Saint Paul exhorts us all to be marked by holiness, part of the family of God. We do this, he tells us, by showing one another “heartfelt compassion, kindness, humility, gentleness, and patience, bearing with one another and forgiving one another, if one has a grievance against another; as the Lord has forgiven you, so must you also do.” Living in a family, living the Christian life, requires sacrifice. Some days we don’t feel very compassionate, but we are still called to be that way. We might not feel like showing someone kindness, or patience, or being humble. But that’s what disciples do. But the real sticking point is that whole forgiveness thing. Because all of us are going to fail in compassion, kindness, humility, gentleness and patience at one time or another. So just as the Lord has forgiven us, so many times and of so many things, so must we forgive one another. We live our whole lives trying to figure out how to do this.
Even today’s Gospel portrays for us the challenges of the family. This Gospel event reminds me of an action thriller movie: the family is trying to settle in after the birth of a child, but there is political unrest and jealousy surrounding the birth of the child. Warned in a dream, Joseph, the child’s father, takes the family in the dead of the night and flees to a distant land, where they live until the death of the political puppet who was so pathetically insecure that he felt he needed to kill a child to retain his sovereignty, such as it was.
And so I think what we’re supposed to be seeing in the Holy Family today is faithfulness. What I think is worth focusing on is that, even though they knew there would be hard times ahead for them, they faithfully lived their lives through it all. They continued to be a family, Jesus continued to grow and become strong in his human nature, and to be filled with wisdom and the favor of God. And that, for us, is something worth striving for. Being perfect might seem impossible, but being faithful is possible and it leads us to holiness.
For Jesus, Mary and Joseph, their faithfulness helped them to absorb the challenges of an unplanned pregnancy and the dangers of oppression from the government, and still shed light on the whole world. For us, faithfulness can help us to get through whatever rough spots life may have in store for us and not break apart.
I am aware, however, that as I speak about faithfulness, that it all can still seem insurmountable.
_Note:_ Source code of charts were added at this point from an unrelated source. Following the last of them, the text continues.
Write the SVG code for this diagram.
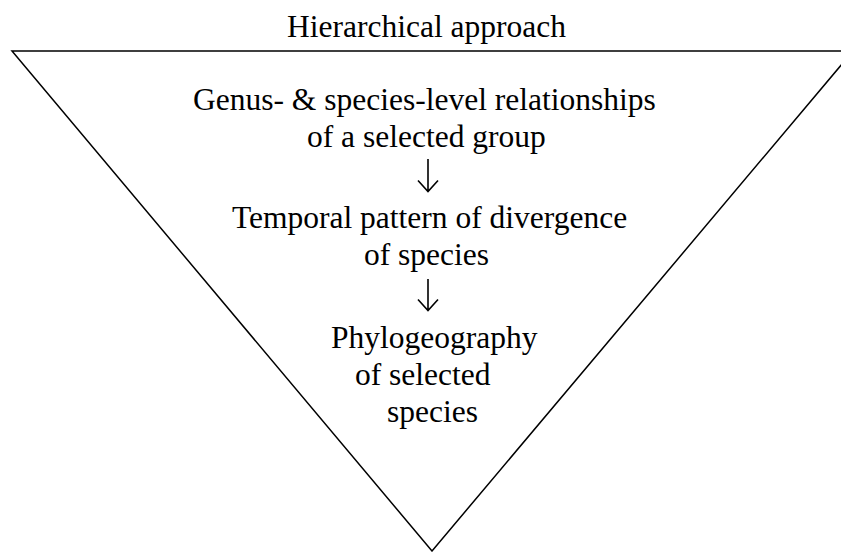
<svg xmlns="http://www.w3.org/2000/svg" width="841" height="552" viewBox="0 0 841 552">
<style>
.t{font-family:"Liberation Serif","Times New Roman",serif;font-size:31.5px;fill:#000}
.tri{fill:none;stroke:#000;stroke-width:1.5}
.arr{fill:none;stroke:#000;stroke-width:1.6;stroke-linejoin:miter}
</style>
<rect width="841" height="552" fill="#fff"/>
<g id="title"><text class="t" x="287" y="37">Hierarchical approach</text></g>
<g id="triangle"><path class="tri" d="M12,51 L853,51 L432,551 Z"/></g>
<g id="node1">
<text class="t" x="193" y="110">Genus- &amp; species-level relationships</text>
<text class="t" x="307" y="147">of a selected group</text>
</g>
<g id="node2">
<text class="t" x="232" y="228">Temporal pattern of divergence</text>
<text class="t" x="364" y="265">of species</text>
</g>
<g id="node3">
<text class="t" x="331" y="348">Phylogeography</text>
<text class="t" x="355" y="385">of selected</text>
<text class="t" x="387" y="422">species</text>
</g>
<g id="connectors">
<path class="arr" d="M428,159 V191 M418,180.5 L428,191.5 L438,180.5"/>
<path class="arr" d="M428,279 V310 M418,299.5 L428,310.5 L438,299.5"/>
</g>
</svg>
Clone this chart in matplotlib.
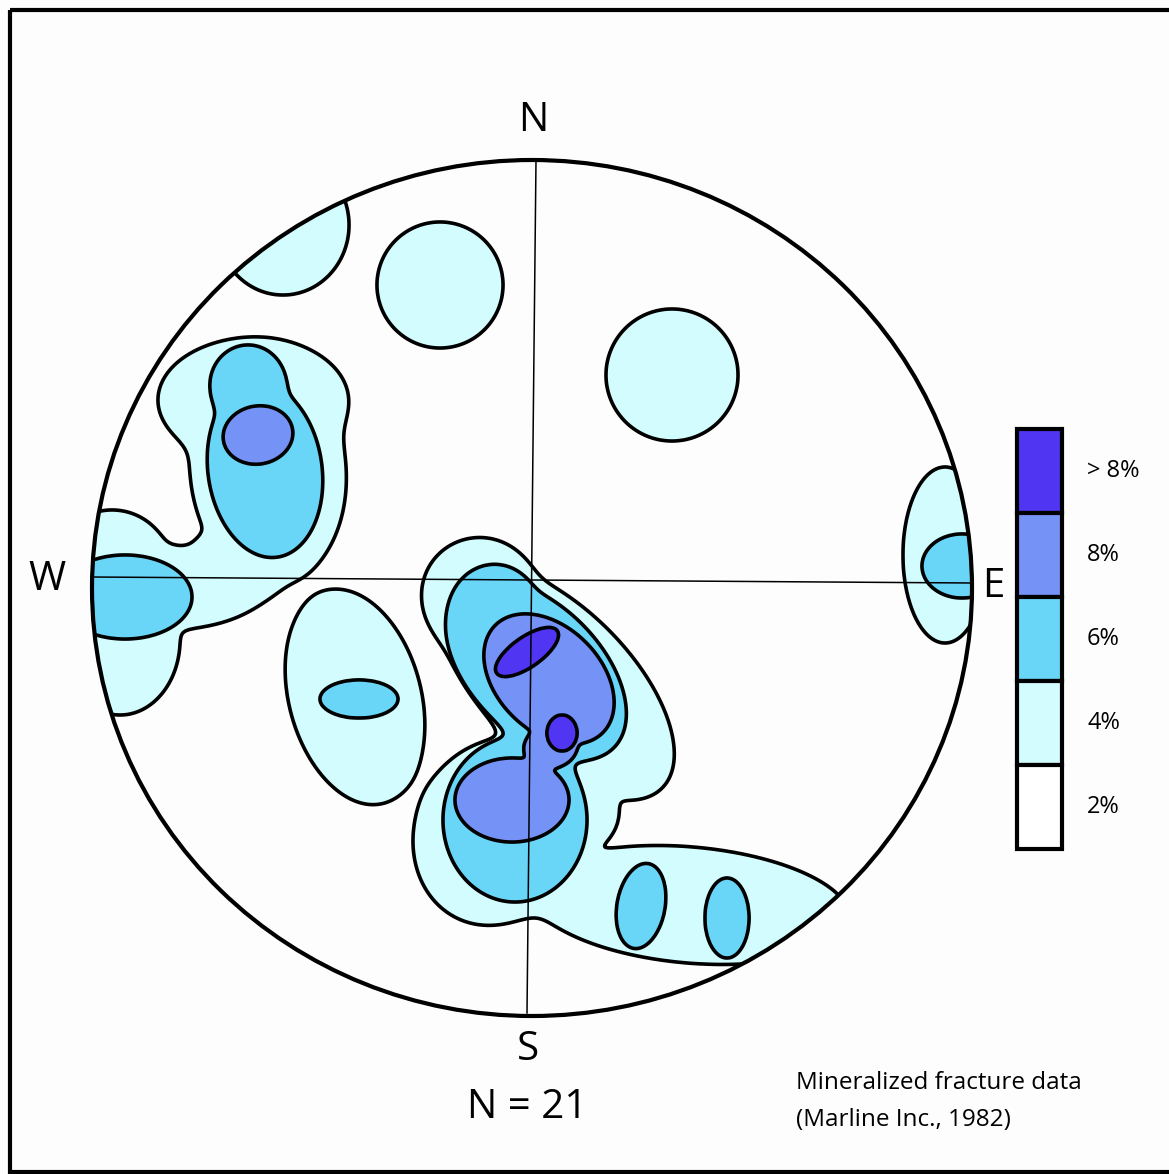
#!/usr/bin/env python3
import numpy as np
import matplotlib
matplotlib.use("Agg")
import matplotlib.pyplot as plt
from matplotlib.patches import Ellipse, Rectangle

# Figure size in pixels (axes use pixel units, y pointing down)
W_PX, H_PX = 1169, 1174

# Primitive circle of the stereonet
NET_CX, NET_CY = 532, 588
NET_RX, NET_RY = 440, 428

# Contour classes (legend, from top to bottom)
CLASS_LABELS = ["> 8%", "8%", "6%", "4%", "2%"]
CLASS_COLORS = ["#5035F2", "#7592F7", "#6AD6F7", "#D2FCFD", "#FFFFFF"]

# Density blobs: contour class (1 = 4%, 2 = 6%,
# 3 = 8%, 4 = >8%), centre, semi-axes and tilt (deg, screen coords)
BLOB_LEVEL = [1, 1, 1,
              1, 1, 1, 1, 1, 1,
              1, 1, 1, 1, 1,
              1,
              1,
              2, 2, 2,
              2, 2, 2,
              2,
              2, 2,
              2,
              3,
              3, 3, 3,
              4, 4]
BLOB_X = [283, 440, 672,
          253, 268, 165, 120, 112, 235,
          480, 556, 497, 690, 580,
          355,
          945,
          265, 248, 125,
          536, 495, 515,
          359,
          641, 727,
          962,
          258,
          549, 512, 550,
          527, 562]
BLOB_Y = [225, 285, 375,
          400, 470, 588, 640, 570, 565,
          595, 682, 832, 905, 815,
          697,
          555,
          470, 385, 597,
          670, 605, 820,
          699,
          906, 918,
          566,
          435,
          679, 800, 748,
          652, 733]
BLOB_RX = [66, 63, 66,
           95, 78, 100, 60, 60, 50,
           57, 150, 82, 160, 38,
           110,
           42,
           57, 38, 67,
           110, 40, 72,
           39,
           24, 22,
           40,
           35,
           76, 57, 26,
           37, 15]
BLOB_RY = [70, 63, 66,
           62, 115, 42, 75, 60, 38,
           57, 74, 95, 58, 35,
           66,
           88,
           88, 40, 42,
           65, 40, 82,
           19,
           43, 40,
           32,
           29,
           52, 42, 20,
           15, 18]
BLOB_ANGLE = [0, 0, 0,
              0, -5, 0, 0, 0, 0,
              0, 45, 22, 5, 0,
              75,
              0,
              -8, 0, 0,
              45, 0, 0,
              0,
              10, 0,
              0,
              -10,
              45, 0, 0,
              -35, 0]

SHARPNESS = 5.0


def level_field(xx, yy, level):
    """Metaball style field, equal to 1 on the edge of an isolated blob."""
    f = np.zeros_like(xx)
    for lv, cx, cy, rx, ry, ang in zip(BLOB_LEVEL, BLOB_X, BLOB_Y,
                                       BLOB_RX, BLOB_RY, BLOB_ANGLE):
        if lv != level:
            continue
        a = np.radians(ang)
        dx, dy = xx - cx, yy - cy
        u = dx * np.cos(a) + dy * np.sin(a)
        v = -dx * np.sin(a) + dy * np.cos(a)
        q = (u / rx) ** 2 + (v / ry) ** 2
        f += np.exp(-SHARPNESS * (q - 1))
    return f


def main():
    fig = plt.figure(figsize=(W_PX / 100, H_PX / 100), dpi=100)
    fig.patch.set_facecolor("#FDFDFD")
    ax = fig.add_axes([0, 0, 1, 1])
    ax.set_xlim(0, W_PX)
    ax.set_ylim(H_PX, 0)
    ax.axis("off")

    # frame
    ax.add_patch(Rectangle((10, 10), W_PX, 1162, fill=False, lw=3, ec="black", zorder=1))

    clip = Ellipse((NET_CX, NET_CY), 2 * NET_RX, 2 * NET_RY, transform=ax.transData)

    xs = np.arange(60, 1000, 1.5)
    ys = np.arange(130, 1050, 1.5)
    xx, yy = np.meshgrid(xs, ys)

    fill_colors = CLASS_COLORS[::-1]  # 2%, 4%, 6%, 8%, >8%
    for level in range(1, 5):
        f = level_field(xx, yy, level)
        cf = ax.contourf(xx, yy, f, levels=[1, 1e9], colors=[fill_colors[level]],
                         zorder=2 + level)
        cl = ax.contour(xx, yy, f, levels=[1], colors="black", linewidths=2.6,
                        zorder=2.5 + level)
        cf.set_clip_path(clip)
        cl.set_clip_path(clip)

    # N-S and E-W lines
    ax.plot([536, 527], [160, 1013], color="black", lw=1.1, zorder=9)
    ax.plot([92, 972], [577, 583], color="black", lw=1.1, zorder=9)

    # primitive circle
    ax.add_patch(Ellipse((NET_CX, NET_CY), 2 * NET_RX, 2 * NET_RY, fill=False,
                         lw=3, ec="black", zorder=10))

    font = "Open Sans"
    ax.text(533, 121, "N", fontsize=29, ha="center", va="center", family=font)
    ax.text(47, 580, "W", fontsize=29, ha="center", va="center", family=font)
    ax.text(993, 587, "E", fontsize=29, ha="center", va="center", family=font)
    ax.text(528, 1050, "S", fontsize=29, ha="center", va="center", family=font)
    ax.text(527, 1108, "N = 21", fontsize=29, ha="center", va="center", family=font)
    ax.text(796, 1083, "Mineralized fracture data", fontsize=17.5, ha="left",
            va="center", family=font)
    ax.text(796, 1120, "(Marline Inc., 1982)", fontsize=17.5, ha="left",
            va="center", family=font)

    # legend column
    box_x, box_y, box_w, cell_h = 1017, 429, 45, 84
    for i, (lab, col) in enumerate(zip(CLASS_LABELS, CLASS_COLORS)):
        y0 = box_y + i * cell_h
        ax.add_patch(Rectangle((box_x, y0), box_w, cell_h, fc=col, ec="black",
                               lw=3, zorder=5))
        ax.text(1087, y0 + cell_h / 2, lab, fontsize=17, ha="left", va="center",
                family=font)

    fig.savefig("out.png", dpi=100, facecolor=fig.get_facecolor())


if __name__ == "__main__":
    main()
Why should you be faithful when the hurts inflicted by other members of your family still linger? That’s a hard one to address, but we’re not told to be faithful just when everyone else is faithful. Sometimes we are called to make an almost unilateral decision to love and respect the others in our families, and let God worry about the equity of it all. I know that’s easier to say than to do, but please know that you have your Church family to support you with prayer and love as you do it.
This coming year, our parish pastoral council has chosen to observe the Year of the Family. You’ll be hearing more about that throughout the year, but the main focus is helping families of all kinds grow in faithfulness and holiness. The devil wants the fracturing of all of our families, but the Holy Family gives us a model to thwart that evil one. We are praying for the strengthening of all of our families as we grow together in holiness.
Every single one of us is called to be holy, brothers and sisters. And every single one of our families is called to be holy. That doesn’t mean that we will be perfect. Some days we will be quite far from it. But it does mean that we will be faithful in love and respect. It means that we will unite ourselves to God in prayer and worship. It means we will love when loving is hard to do. Mary loved Jesus all the way to the Cross and watched him die. What we see in the model of the Holy Family for us is faithfulness and holiness.
That holiness will make demands of us. It did for Jesus, Mary and Joseph. Yet they continued to live their lives, aided by the Spirit of God, and they all grew strong in wisdom and grace. Those same blessings are intended for us too, all of us who do our best to live according to the Spirit in our own human families, no matter what those families may look like.